Hospital trust manager Jordana Whyte said without the $100,000 anonymous memorial gift the hospital recently received, the board had feared the hospital would have been forced to shut its doors in "about 18 months".
Donations were down $160,000 on what had been anticipated and the hospital for native species was spending its reserves to stay open.
Miss Whyte said it had been hard to express to the donating family the gratitude felt by the trust.
But the memorial gift "made a lot of us quite emotional when we received it".
"This gift is massive.
"I genuinely wonder if these folks really understand that it is a lifeline for us.
"I don’t know if they really, truly understand the impact.
"And I tried to express that to them, but I’m not sure, because they didn’t want any kind of a fuss made."
They asked for "no fuss, no acknowledgement, nothing official — we of course passed our effusive thanks along to them".
Any time somebody left money in their will for the wildlife hospital, it was emotional.
However, the wildlife hospital was in "a really scary" financial state.

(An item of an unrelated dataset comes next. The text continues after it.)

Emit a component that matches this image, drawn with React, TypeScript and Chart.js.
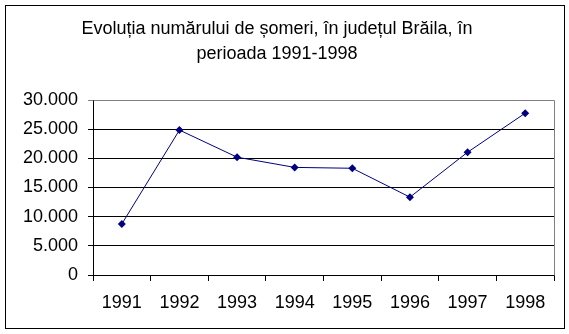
import React, { useEffect, useRef } from "react";
import { Chart, registerables } from "chart.js";

Chart.register(...registerables);

const titleLines = [
  "Evoluția numărului de șomeri, în județul Brăila, în",
  "perioada 1991-1998",
];
const years = ["1991", "1992", "1993", "1994", "1995", "1996", "1997", "1998"];
const unemployed = [8750, 24850, 20200, 18450, 18300, 13350, 21050, 27750];
const yMin = 0;
const yMax = 30000;
const yStep = 5000;

const FONT = "'Liberation Sans', Arial, sans-serif";

const frame = {
  id: "frame",
  beforeDatasetsDraw(chart: any) {
    const { ctx, chartArea } = chart;
    ctx.save();
    ctx.strokeStyle = "#808080";
    ctx.lineWidth = 1;
    ctx.beginPath();
    ctx.moveTo(Math.round(chartArea.left) + 0.5, Math.round(chartArea.top) + 0.5);
    ctx.lineTo(Math.round(chartArea.right) + 0.5, Math.round(chartArea.top) + 0.5);
    ctx.lineTo(Math.round(chartArea.right) + 0.5, Math.round(chartArea.bottom) + 0.5);
    ctx.stroke();
    ctx.restore();
  },
  afterDraw(chart: any) {
    const { ctx } = chart;
    ctx.save();
    ctx.strokeStyle = "#000000";
    ctx.lineWidth = 1;
    ctx.strokeRect(5.5, 5.5, 559, 323);
    ctx.restore();
  },
};

function fmt(v: number) {
  return String(v).replace(/\B(?=(\d{3})+(?!\d))/g, ".");
}

export default function App() {
  const ref = useRef<HTMLCanvasElement>(null);
  useEffect(() => {
    const chart = new Chart(ref.current!, {
      type: "line",
      data: {
        labels: years,
        datasets: [
          {
            data: unemployed,
            borderColor: "#000080",
            backgroundColor: "#000080",
            borderWidth: 1,
            pointStyle: "rectRot",
            pointRadius: 4,
            pointBorderWidth: 0,
            tension: 0,
          },
        ],
      },
      options: {
        animation: false,
        responsive: false,
        layout: { padding: { left: 0, right: 15, top: 0, bottom: 0 } },
        plugins: {
          legend: { display: false },
          tooltip: { enabled: false },
          title: {
            display: true,
            text: titleLines,
            color: "#000000",
            font: { family: FONT, size: 18, weight: "normal", lineHeight: 1.39 },
            padding: { top: 17, bottom: 33 },
          },
        },
        scales: {
          x: {
            offset: true,
            grid: {
              drawOnChartArea: false,
              drawTicks: true,
              tickLength: 6,
              color: "#000000",
              offset: true,
            },
            border: { color: "#000000", width: 1 },
            ticks: {
              color: "#000000",
              font: { family: FONT, size: 18 },
              padding: 11,
              maxRotation: 0,
            },
            afterFit(scale: any) {
              scale.height = 59;
            },
          },
          y: {
            min: yMin,
            max: yMax,
            grid: {
              color: (c: any) => (c.tick && c.tick.value === yMax ? "#808080" : "#000000"),
              tickLength: 5,
              lineWidth: 1,
            },
            border: { color: "#000000", width: 1 },
            ticks: {
              stepSize: yStep,
              color: "#000000",
              font: { family: FONT, size: 18 },
              padding: 10,
              callback: (v: any) => fmt(Number(v)),
            },
            afterFit(scale: any) {
              scale.width = 93;
            },
          },
        },
      },
      plugins: [frame],
    });
    return () => chart.destroy();
  }, []);
  return (
    <div style={{ position: "absolute", left: 0, top: 0, width: 569, height: 334, background: "#fff" }}>
      <canvas ref={ref} width={569} height={334} style={{ width: 569, height: 334 }} />
    </div>
  );
}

"This doesn’t substantially change our position. We still need to go out and fundraise, but it just gives us a little bit of a sense of relief.
"The whole tone of our board meetings has changed quite a lot in the last four months, I would say, to be ‘not quite panic stations’, but we are to the point where — because we are living off our reserves — we were crunching the numbers and saying we have about 18 months left before we have to shut our doors."
The trust had been deeply concerned that there was "maybe two hoiho seasons left in us", she said.
Last year, the hospital’s wildlife veterinary team treated 644 patients, including 192 hoiho (yellow-eyed penguins) and 165 hoiho chicks.